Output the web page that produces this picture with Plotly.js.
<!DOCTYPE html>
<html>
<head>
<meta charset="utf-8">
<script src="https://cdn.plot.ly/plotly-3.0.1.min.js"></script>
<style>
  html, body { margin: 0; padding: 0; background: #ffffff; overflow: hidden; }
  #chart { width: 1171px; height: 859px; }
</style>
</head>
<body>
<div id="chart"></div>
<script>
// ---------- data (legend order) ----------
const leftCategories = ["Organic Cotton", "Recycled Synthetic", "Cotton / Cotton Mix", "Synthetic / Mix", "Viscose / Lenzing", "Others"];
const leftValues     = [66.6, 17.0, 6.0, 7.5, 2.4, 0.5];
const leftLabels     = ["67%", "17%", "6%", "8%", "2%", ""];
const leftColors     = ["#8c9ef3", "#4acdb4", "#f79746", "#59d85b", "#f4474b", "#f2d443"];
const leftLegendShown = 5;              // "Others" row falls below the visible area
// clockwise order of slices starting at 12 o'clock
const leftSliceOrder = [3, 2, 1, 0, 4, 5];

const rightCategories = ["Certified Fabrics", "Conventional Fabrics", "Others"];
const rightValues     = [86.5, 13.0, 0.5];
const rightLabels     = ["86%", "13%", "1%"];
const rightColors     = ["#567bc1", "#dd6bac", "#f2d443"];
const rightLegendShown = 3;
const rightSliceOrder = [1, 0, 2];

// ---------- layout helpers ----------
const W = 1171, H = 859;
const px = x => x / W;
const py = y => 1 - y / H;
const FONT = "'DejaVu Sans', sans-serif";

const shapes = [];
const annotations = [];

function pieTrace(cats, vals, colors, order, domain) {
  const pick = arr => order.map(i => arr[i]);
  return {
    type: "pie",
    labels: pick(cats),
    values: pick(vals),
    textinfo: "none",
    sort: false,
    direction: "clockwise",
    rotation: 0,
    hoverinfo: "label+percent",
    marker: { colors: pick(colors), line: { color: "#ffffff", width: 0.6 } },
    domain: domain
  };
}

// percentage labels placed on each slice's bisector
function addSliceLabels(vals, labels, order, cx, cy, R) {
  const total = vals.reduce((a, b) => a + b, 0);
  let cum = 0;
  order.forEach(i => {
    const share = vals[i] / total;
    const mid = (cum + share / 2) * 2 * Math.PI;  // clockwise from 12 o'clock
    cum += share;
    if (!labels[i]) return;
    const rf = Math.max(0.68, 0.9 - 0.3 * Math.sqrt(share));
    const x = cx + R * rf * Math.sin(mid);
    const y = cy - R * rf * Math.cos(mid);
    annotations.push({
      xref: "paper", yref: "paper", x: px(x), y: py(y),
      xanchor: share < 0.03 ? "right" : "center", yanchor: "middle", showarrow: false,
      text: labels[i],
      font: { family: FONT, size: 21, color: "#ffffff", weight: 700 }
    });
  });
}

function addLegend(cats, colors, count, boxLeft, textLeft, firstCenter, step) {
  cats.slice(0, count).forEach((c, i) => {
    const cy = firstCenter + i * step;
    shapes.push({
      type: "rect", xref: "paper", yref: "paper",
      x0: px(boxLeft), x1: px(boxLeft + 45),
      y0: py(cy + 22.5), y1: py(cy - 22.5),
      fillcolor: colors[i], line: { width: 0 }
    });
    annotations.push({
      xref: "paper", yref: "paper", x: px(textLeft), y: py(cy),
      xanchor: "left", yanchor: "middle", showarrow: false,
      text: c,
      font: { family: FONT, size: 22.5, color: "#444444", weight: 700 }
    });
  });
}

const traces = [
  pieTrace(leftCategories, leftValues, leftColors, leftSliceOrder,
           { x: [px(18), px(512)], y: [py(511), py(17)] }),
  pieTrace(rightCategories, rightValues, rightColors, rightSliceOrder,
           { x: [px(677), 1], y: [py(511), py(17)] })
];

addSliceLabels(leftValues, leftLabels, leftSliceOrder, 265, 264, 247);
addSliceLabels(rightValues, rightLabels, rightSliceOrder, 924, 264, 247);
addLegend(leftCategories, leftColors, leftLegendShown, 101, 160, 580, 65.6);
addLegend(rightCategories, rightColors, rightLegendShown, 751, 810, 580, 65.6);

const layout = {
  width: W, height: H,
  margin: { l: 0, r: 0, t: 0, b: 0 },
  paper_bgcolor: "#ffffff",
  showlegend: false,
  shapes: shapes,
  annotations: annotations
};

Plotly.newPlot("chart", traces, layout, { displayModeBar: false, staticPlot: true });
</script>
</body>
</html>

* * *

Return the whole listing exactly, with every line included.

--- Expected output ---
Output the web page that produces this picture with Plotly.js.
<!DOCTYPE html>
<html>
<head>
<meta charset="utf-8">
<script src="https://cdn.plot.ly/plotly-3.0.1.min.js"></script>
<style>
  html, body { margin: 0; padding: 0; background: #ffffff; overflow: hidden; }
  #chart { width: 1171px; height: 859px; }
</style>
</head>
<body>
<div id="chart"></div>
<script>
// ---------- data (legend order) ----------
const leftCategories = ["Organic Cotton", "Recycled Synthetic", "Cotton / Cotton Mix", "Synthetic / Mix", "Viscose / Lenzing", "Others"];
const leftValues     = [66.6, 17.0, 6.0, 7.5, 2.4, 0.5];
const leftLabels     = ["67%", "17%", "6%", "8%", "2%", ""];
const leftColors     = ["#8c9ef3", "#4acdb4", "#f79746", "#59d85b", "#f4474b", "#f2d443"];
const leftLegendShown = 5;              // "Others" row falls below the visible area
// clockwise order of slices starting at 12 o'clock
const leftSliceOrder = [3, 2, 1, 0, 4, 5];

const rightCategories = ["Certified Fabrics", "Conventional Fabrics", "Others"];
const rightValues     = [86.5, 13.0, 0.5];
const rightLabels     = ["86%", "13%", "1%"];
const rightColors     = ["#567bc1", "#dd6bac", "#f2d443"];
const rightLegendShown = 3;
const rightSliceOrder = [1, 0, 2];

// ---------- layout helpers ----------
const W = 1171, H = 859;
const px = x => x / W;
const py = y => 1 - y / H;
const FONT = "'DejaVu Sans', sans-serif";

const shapes = [];
const annotations = [];

function pieTrace(cats, vals, colors, order, domain) {
  const pick = arr => order.map(i => arr[i]);
  return {
    type: "pie",
    labels: pick(cats),
    values: pick(vals),
    textinfo: "none",
    sort: false,
    direction: "clockwise",
    rotation: 0,
    hoverinfo: "label+percent",
    marker: { colors: pick(colors), line: { color: "#ffffff", width: 0.6 } },
    domain: domain
  };
}

// percentage labels placed on each slice's bisector
function addSliceLabels(vals, labels, order, cx, cy, R) {
  const total = vals.reduce((a, b) => a + b, 0);
  let cum = 0;
  order.forEach(i => {
    const share = vals[i] / total;
    const mid = (cum + share / 2) * 2 * Math.PI;  // clockwise from 12 o'clock
    cum += share;
    if (!labels[i]) return;
    const rf = Math.max(0.68, 0.9 - 0.3 * Math.sqrt(share));
    const x = cx + R * rf * Math.sin(mid);
    const y = cy - R * rf * Math.cos(mid);
    annotations.push({
      xref: "paper", yref: "paper", x: px(x), y: py(y),
      xanchor: share < 0.03 ? "right" : "center", yanchor: "middle", showarrow: false,
      text: labels[i],
      font: { family: FONT, size: 21, color: "#ffffff", weight: 700 }
    });
  });
}

function addLegend(cats, colors, count, boxLeft, textLeft, firstCenter, step) {
  cats.slice(0, count).forEach((c, i) => {
    const cy = firstCenter + i * step;
    shapes.push({
      type: "rect", xref: "paper", yref: "paper",
      x0: px(boxLeft), x1: px(boxLeft + 45),
      y0: py(cy + 22.5), y1: py(cy - 22.5),
      fillcolor: colors[i], line: { width: 0 }
    });
    annotations.push({
      xref: "paper", yref: "paper", x: px(textLeft), y: py(cy),
      xanchor: "left", yanchor: "middle", showarrow: false,
      text: c,
      font: { family: FONT, size: 22.5, color: "#444444", weight: 700 }
    });
  });
}

const traces = [
  pieTrace(leftCategories, leftValues, leftColors, leftSliceOrder,
           { x: [px(18), px(512)], y: [py(511), py(17)] }),
  pieTrace(rightCategories, rightValues, rightColors, rightSliceOrder,
           { x: [px(677), 1], y: [py(511), py(17)] })
];

addSliceLabels(leftValues, leftLabels, leftSliceOrder, 265, 264, 247);
addSliceLabels(rightValues, rightLabels, rightSliceOrder, 924, 264, 247);
addLegend(leftCategories, leftColors, leftLegendShown, 101, 160, 580, 65.6);
addLegend(rightCategories, rightColors, rightLegendShown, 751, 810, 580, 65.6);

const layout = {
  width: W, height: H,
  margin: { l: 0, r: 0, t: 0, b: 0 },
  paper_bgcolor: "#ffffff",
  showlegend: false,
  shapes: shapes,
  annotations: annotations
};

Plotly.newPlot("chart", traces, layout, { displayModeBar: false, staticPlot: true });
</script>
</body>
</html>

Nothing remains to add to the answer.